Making digital matter and Integrating money and people management
Technology is meant to enable, not be a hindrance. A platform that seamlessly integrates HR and finance leads to increased operational efficiencies, including one common update cycle, one shared training model, a common set of reporting tools, and a unified system to handle business processes.
Simply adopting cloud-based technology doesn't mean they are interoperable. Many may be able to build connections, however, this mix-and-match software stack can introduce a security risk. By combining HR and finance processes in one enterprise cloud management platform, businesses can avoid the risk of a mismanaged multi-cloud environment, thereby reducing the potential for missteps in governance, compliance, data privacy, cybersecurity, and more. And by simplifying technology and employing more automation, overall job satisfaction naturally increases, and employees feel empowered and confident in their contributions to drive and support business decisions.
This combined platform helps offer a single unified view, allowing the C-Suite to know what's happening at any time and to forward plan scenarios. It's difficult to plan for a future—however uncertain—if you don't know the cost of the people you are employing.
Creating business value
These benefits are proven in the field. This unified view doesn't just unearth valuable insights but also offers cost and time savings. For example, one of Oceania's largest independent property services firms, Opteon, progressed towards its goal of rapid international growth through strategic offshore acquisition but had challenges integrating more than 30 individual businesses. Each had different systems, remuneration structures, and development requirements. Opteon needed a single system to work across all of this, but especially to stay on top of people and finance information—important for a business where 70% of its costs are people.
With Workday, the business has a single source of truth for people data and a clear, pan-global view of employees' experience, skills, and competencies—meaning it improved workforce planning. This is complemented with integrated financials, a shift designed to eliminate about five days from its month-end closure process. Opteon's CFO says, following the shift, he now has data at his fingertips and is confident he sees a single source of truth.

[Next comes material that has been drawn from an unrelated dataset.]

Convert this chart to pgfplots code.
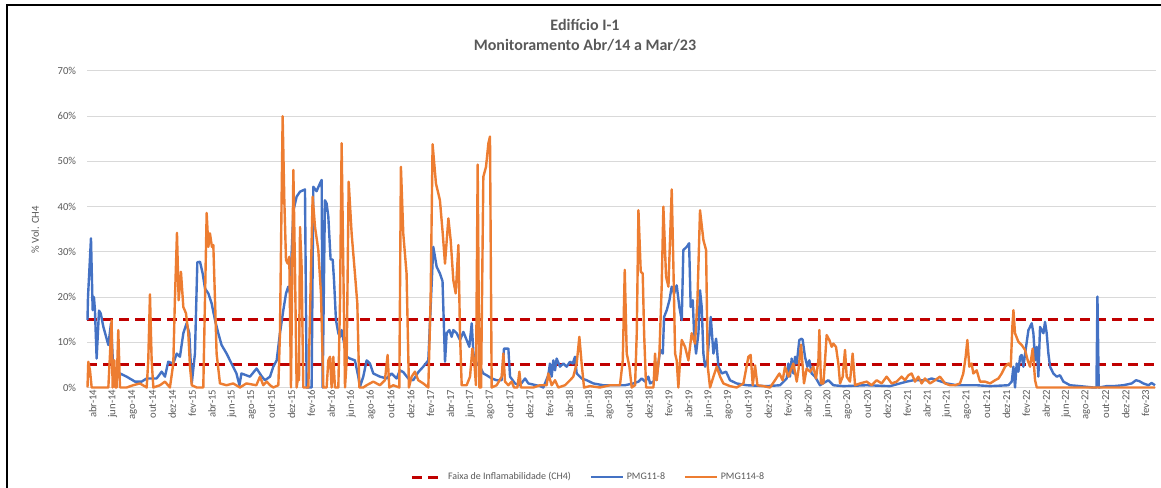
\documentclass[border=0pt]{standalone}
\usepackage{fontspec}
\setmainfont{Carlito}
\usepackage{pgfplots}
\pgfplotsset{compat=1.18}
\definecolor{xblue}{HTML}{4472C4}
\definecolor{xorange}{HTML}{ED7D31}
\definecolor{xred}{HTML}{C00000}
\definecolor{xgray}{HTML}{595959}
\definecolor{xgrid}{HTML}{D9D9D9}
\begin{document}
\begin{tikzpicture}[x=0.75pt,y=0.75pt]
\useasboundingbox (-87.5,-100.5) rectangle (1073.5,387.5);
\draw[line width=1.5pt] (-80.5,-101) -- (-80.5,382.5) -- (1074,382.5);
\begin{axis}[
  at={(0,0)}, anchor=south west, scale only axis,
  width=801.4pt, height=237.4pt,
  xmin=0, xmax=107.6, ymin=0, ymax=70,
  clip=false,
  axis line style={draw=none},
  major tick length=0pt,
  ymajorgrids, grid style={xgrid, line width=0.8pt},
  xtick={0,2,...,106},
  xticklabels={abr-14,jun-14,ago-14,out-14,dez-14,
fev-15,abr-15,jun-15,ago-15,out-15,dez-15,
fev-16,abr-16,jun-16,ago-16,out-16,dez-16,
fev-17,abr-17,jun-17,ago-17,out-17,dez-17,
fev-18,abr-18,jun-18,ago-18,out-18,dez-18,
fev-19,abr-19,jun-19,ago-19,out-19,dez-19,
fev-20,abr-20,jun-20,ago-20,out-20,dez-20,
fev-21,abr-21,jun-21,ago-21,out-21,dez-21,
fev-22,abr-22,jun-22,ago-22,out-22,dez-22,
fev-23},
  xticklabel style={rotate=90, anchor=east, font=\fontsize{8}{9}\selectfont, text=xgray, inner sep=1pt, xshift=-0.5pt, yshift=-4pt},
  ytick={0,10,...,70},
  yticklabels={0\%,10\%,20\%,30\%,40\%,50\%,60\%,70\%},
  yticklabel style={font=\fontsize{8}{9}\selectfont, text=xgray, xshift=-5pt},
  ylabel={\% Vol. CH4},
  ylabel style={at={(axis description cs:-0.049,0.498)}, anchor=center, font=\fontsize{8}{9}\selectfont, text=xgray},
  title={Edifício I-1\\[1.5pt]Monitoramento Abr/14 a Mar/23},
  title style={at={(axis description cs:0.4656,1.088)}, anchor=center, yshift=0pt, align=center, font=\bfseries\fontsize{12}{14}\selectfont, text=xgray},
  legend style={at={(axis description cs:0.469,-0.283)}, anchor=center, draw=none, fill=none, legend columns=3, font=\fontsize{7.5}{9}\selectfont, text=xgray, /tikz/every even column/.append style={column sep=12pt}},
  legend image code/.code={\draw[#1] (0pt,0pt) -- (24pt,0pt);},
]
\addplot[xred, line width=2.2pt, dash pattern=on 7.5pt off 4.5pt] coordinates {(0,5) (107.6,5)};
\addlegendentry{Faixa de Inflamabilidade (CH4)}
\addplot[xred, line width=2.2pt, dash pattern=on 7.5pt off 4.5pt, forget plot] coordinates {(0,15) (107.6,15)};
\addplot[xblue, line width=1.8pt, line join=round] coordinates {
(0,14.9) (0.05,20) (0.35,33) (0.52,17.1) (0.65,20) (0.75,17.1) (0.92,6.4) (1.16,17) (1.33,16.4) (1.6,13.4) (2.1,9.4) (2.37,14.2) (2.6,3.8) (3.27,3.1) (3.94,2.4) (4.78,1.3) (5.45,1.3) (5.96,2) (6.96,2) (7.47,3.5) (7.8,2.4) (8.13,5.7) (8.64,5.3) (8.98,7.5) (9.31,6.8) (9.65,12) (9.98,14.2) (10.25,12) (10.5,0.9) (10.82,7.5) (11.06,27.7) (11.33,27.8) (11.6,25.2) (11.83,21.9) (12.17,20.8) (12.5,18.6) (12.84,14.9) (13.17,12) (13.5,9.4) (14.01,7.5) (14.5,5.3) (15,3.1) (15.3,0.5) (15.5,3.1) (16.36,2.4) (17.03,4.2) (17.53,2.5)
(17.87,1.6) (18.38,2.4) (18.71,4.6) (19.05,6) (19.38,12) (19.72,17.1) (19.99,20.8) (20.22,22.3) (20.39,20.8) (20.73,39.1) (21.06,42.2) (21.4,43.3) (21.9,43.8) (22.07,0) (22.57,0) (22.74,44.4) (23.07,43.4) (23.34,44.8) (23.58,45.9) (23.68,0) (23.91,41.4) (24.08,40.7) (24.25,37.8) (24.48,28.3) (24.69,28.3) (24.82,23.9) (25.02,14.9) (25.26,12) (25.43,11.2) (25.59,12.7) (26.1,6.8) (26.43,6.4) (26.93,6) (27.27,2.4) (27.44,0.2) (27.77,2.4) (28.11,6) (28.44,5.3) (28.78,3.1) (29.45,2.4) (30.12,2) (30.62,3.1) (31.13,2) (31.46,3.8) (31.8,3.4) (32.3,2) (32.8,1.6) (33.31,3.4) (33.81,4.6) (34.32,6) (34.82,31.1) (35.16,26.7) (35.49,25.2) (35.75,23.5)
(36,5.7) (36.17,12) (36.44,12.7) (36.67,11.2) (36.84,12.7) (37.18,12) (37.51,10.5) (37.85,12.3) (38.18,10.5) (38.45,9) (38.69,14.2) (38.86,7.5) (39.19,5.3) (39.53,4.6) (39.86,3.1) (40.2,2.7) (40.7,2) (41.2,1.6) (41.71,1.6) (41.94,8.6) (42.38,8.6) (42.55,2.4) (43.05,0.9) (43.55,0.5) (44.06,2) (44.39,0.9) (45.57,0.3) (45.9,0) (46.4,2.7) (46.57,5.3) (46.74,2.4) (46.91,6) (47.08,3.8) (47.24,6.4) (47.58,4.6) (47.92,5.3) (48.25,4.6) (48.59,5.7) (48.86,5.3) (49.09,6.8) (49.26,3.1) (49.76,2) (50.27,1.6) (50.94,0.9) (51.94,0.5) (52.95,0.5) (54.12,0.5)
(54.97,0.9) (55.48,1.3) (55.81,2) (56.15,1.3) (56.48,2.4) (56.65,0.9) (56.99,1.3) (57.32,2.4) (57.66,8.3) (57.93,7.5) (58.06,15.6) (58.33,17.1) (58.6,19.3) (58.83,22.3) (59.07,20.8) (59.33,22.6) (59.6,17.8) (59.84,14.9) (60,30.4) (60.34,31.1) (60.58,31.9) (60.74,17.8) (60.95,19.3) (61.08,12) (61.28,7.5) (61.52,12) (61.68,21.5) (61.85,17.8) (62.02,7.5) (62.19,4.6) (62.42,6) (62.76,15.6) (63.03,7.5) (63.3,10.8) (63.53,4.6) (63.87,3.1) (64.3,3.5) (64.7,1.6) (65.37,0.9) (66.38,0.5) (68.39,0.3) (69.74,0.5) (70.41,2) (70.58,5.3) (70.74,2.4) (70.91,6.4) (71.08,3.1) (71.25,6.8) (71.42,5.3) (71.68,10.5) (71.92,10.8)
(72.02,10.5) (72.25,6.8) (72.49,4.6) (72.69,6) (72.92,3.1) (73.26,2.4) (73.76,0.5) (74.6,1.6) (75.1,0.5) (76.11,0.3) (78.46,0.5) (80.81,0.3) (81.82,0.9) (82.49,1.3) (83.16,1.6) (84.5,1.6) (85,2) (86.52,0.9) (87.52,0.5) (88.53,0.5) (89.54,0.5)
(90.89,0.3) (92.73,0.5) (93.07,1.3) (93.24,4.6) (93.4,0) (93.57,5.3) (93.74,3.5) (93.91,6.8) (94.07,7.2) (94.24,4.6) (94.51,9) (94.75,12.7) (94.91,13.4) (95.08,14.2) (95.25,12) (95.42,6) (95.59,9) (95.75,2.4) (95.92,13.4) (96.09,12.7) (96.26,12) (96.42,14.5) (96.59,12) (96.76,7.5) (96.93,4.6) (97.26,3.1) (97.6,2.4) (97.93,2.7) (98.27,1.3) (98.94,0.5) (99.95,0.3) (101.29,0) (101.6,0) (101.7,20.1) (101.83,0) (102.63,0.3) (103.3,0.3) (104.31,0.5) (105.15,0.9) (105.58,1.6) (105.92,1.4) (106.32,0.9) (106.83,0.5) (107.16,1) (107.5,0.5)
};
\addlegendentry{PMG11-8}
\addplot[xorange, line width=1.8pt, line join=round] coordinates {
(0,0) (0.08,5.7) (0.25,3.8) (0.42,0) (1.26,0) (2.1,0) (2.27,7.5) (2.43,14.9) (2.53,0) (2.7,6) (2.8,0) (2.93,0) (3.1,12.7) (3.27,0) (3.94,0) (4.6,0.5) (5.28,0.9) (5.96,0) (6.12,6) (6.29,20.6) (6.46,6) (6.63,0) (7.3,0.5) (7.8,1.3) (8.3,0) (8.64,5.3) (8.8,19.3) (9.01,34.2) (9.18,19.3) (9.41,25.6) (9.65,17.8) (9.92,16.4) (10.15,12) (10.32,4.6) (10.5,0.5) (11,0) (11.66,0) (11.83,19.3) (12,38.6) (12.17,31.1) (12.33,34.1) (12.53,31.1) (12.67,31.5) (12.84,19.3) (13,7.5) (13.34,0.9) (14,0.5) (14.67,0.9) (15.35,0) (16,0.9) (17,0.5)
(17.37,2.4) (17.7,0.5) (18.05,1.3) (18.38,0.5) (18.71,0) (19.22,0.5) (19.38,12) (19.65,60) (19.82,41.4) (19.99,28.2) (20.16,27.4) (20.32,28.9) (20.49,0) (20.73,48.1) (20.89,26.7) (21.06,0) (21.16,1.6) (21.3,1.6) (21.4,35.5) (21.56,26.7) (21.73,0) (22.24,0) (22.67,42.2) (22.91,35.5) (23.24,30.4) (23.51,20.8) (23.75,0) (24.08,0) (24.25,6) (24.42,6.8) (24.58,0) (24.75,6.8) (24.92,0) (25.26,0) (25.43,19.3) (25.59,54) (25.76,26.7) (25.93,0) (26.1,6) (26.3,45.5) (26.6,34) (26.93,25.2) (27.17,18.6) (27.37,0) (27.77,0) (28.11,0.5) (28.78,1.3) (29.45,0.5) (29.95,1.6) (30.22,7.2) (30.39,0) (30.79,0.5) (31.4,0) (31.56,48.8) (31.8,34) (32.13,25.2) (32.37,0) (32.64,2.4) (32.97,3.5) (33.31,1.6) (33.81,0.9) (34.32,0) (34.55,19.3) (34.75,53.8) (35.09,45.1) (35.49,41.4)
(35.77,34.1) (36,27.4) (36.34,37.4) (36.57,32.6) (36.84,23.7) (37.08,20.8) (37.35,31.5) (37.51,12) (37.68,0.5) (38.18,0.5) (38.52,2.4) (38.76,8.6) (38.96,5.3) (39.12,0.5) (39.29,49.3) (39.46,0) (39.63,0) (39.86,46.6) (40.13,48.8) (40.37,54) (40.53,55.5) (40.7,0) (41.2,0.5) (41.71,2.4) (41.88,7.5) (42.04,1.3) (42.38,0.5) (42.71,1.3) (42.95,0) (43.29,0) (43.49,3.5) (43.65,0) (44.22,0) (44.9,0) (45.57,0.5) (46.24,0.5) (46.4,3.1) (46.74,0.5) (47.08,1.6) (47.41,0) (48.08,0.5) (48.59,1.6) (48.92,2.4) (49.26,5.3) (49.53,11.2) (49.76,5.3) (50,0) (50.6,0.3) (51.6,0) (52.61,0.5) (53.62,0.5)
(53.9,6) (54.1,26) (54.3,7.5) (54.57,4.6) (54.8,0) (55.14,0.5) (55.31,12) (55.48,39.2) (55.71,25.6) (55.91,25.2) (56.05,12) (56.25,0) (56.65,0) (56.99,0) (57.15,7.5) (57.32,1.6) (57.59,7.5) (57.82,22.3) (57.99,40) (58.26,24.5) (58.5,22.3) (58.66,32.6) (58.83,43.8) (59,26.7) (59.17,7.5) (59.33,6) (59.5,0) (59.67,6) (59.84,10.5) (60.17,9) (60.51,6) (60.84,12) (61.18,9.7) (61.42,19.3) (61.68,39.2) (62.02,32.6) (62.29,30.4) (62.46,4.6) (62.69,0) (63.03,2.4) (63.36,4.6) (63.7,2.4) (64.03,0.9) (64.7,0.3) (65.37,0) (66.05,0.9) (66.55,6.8) (66.78,7.2) (66.99,0.5) (67.22,4.9) (67.46,0.5) (68.06,0.3) (68.73,0) (69.23,1.6) (69.67,3.1) (70,1.6) (70.24,4.6) (70.58,2.4) (71.08,5.3) (71.42,1.3) (71.6,4) (71.85,9.5)
(72.15,0.9) (72.42,4.2) (72.76,3.5) (73.09,4.6) (73.36,2) (73.6,6) (73.7,12.7) (73.86,0.9) (74.1,0.9) (74.27,6) (74.43,11.6) (74.7,10.5) (74.94,9) (75.1,9.7) (75.37,9) (75.61,5.3) (75.78,0.9) (76.05,2.4) (76.28,8.3) (76.45,2.4) (76.78,1.3) (77.05,7.5) (77.29,0.5) (77.79,0.9) (78.46,1.3) (78.96,0.5) (79.47,1.6) (79.97,0.9) (80.47,2.4) (80.98,0.9) (81.48,1.3) (81.98,2.4) (82.32,1.6) (82.66,2.7) (82.99,3.1) (83.33,1.3) (83.66,2.4) (84,0.9) (84.33,2) (84.84,0.9) (85.34,1.6) (85.84,2.4) (86.35,0.9) (86.85,0.5) (87.36,0.5) (87.86,0.9) (88.19,3.1) (88.43,6.8) (88.6,10.5) (88.8,4.6) (89.03,5.3) (89.2,3.1) (89.54,3.8) (89.87,1.3)
(90.38,1.3) (90.89,0.9) (91.39,1.6) (91.73,2) (92.06,3.1) (92.4,4.6) (92.73,5.3) (92.97,4.6) (93.13,13.4) (93.24,17.1) (93.4,12) (93.74,10.1) (94.07,9.4) (94.41,8.3) (94.68,6) (94.91,4.6) (95.18,8.6) (95.42,1.6) (95.59,0) (98.6,0) (101.6,0) (105,0) (107.5,0)
};
\addlegendentry{PMG114-8}
\end{axis}
\end{tikzpicture}
\end{document}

Charting a unified path forward
Collaboration between HR and finance is critical. It's also critical this relationship extends to technology. With the right systems and processes CFOs and CHROs, as well as the teams they lead, can access unified data to make the decisions they need to operate in a fast-moving business landscape. Connecting people with business context provides crucial insights that enable organisations to better serve their customers and markets and offer solutions that map to customer needs.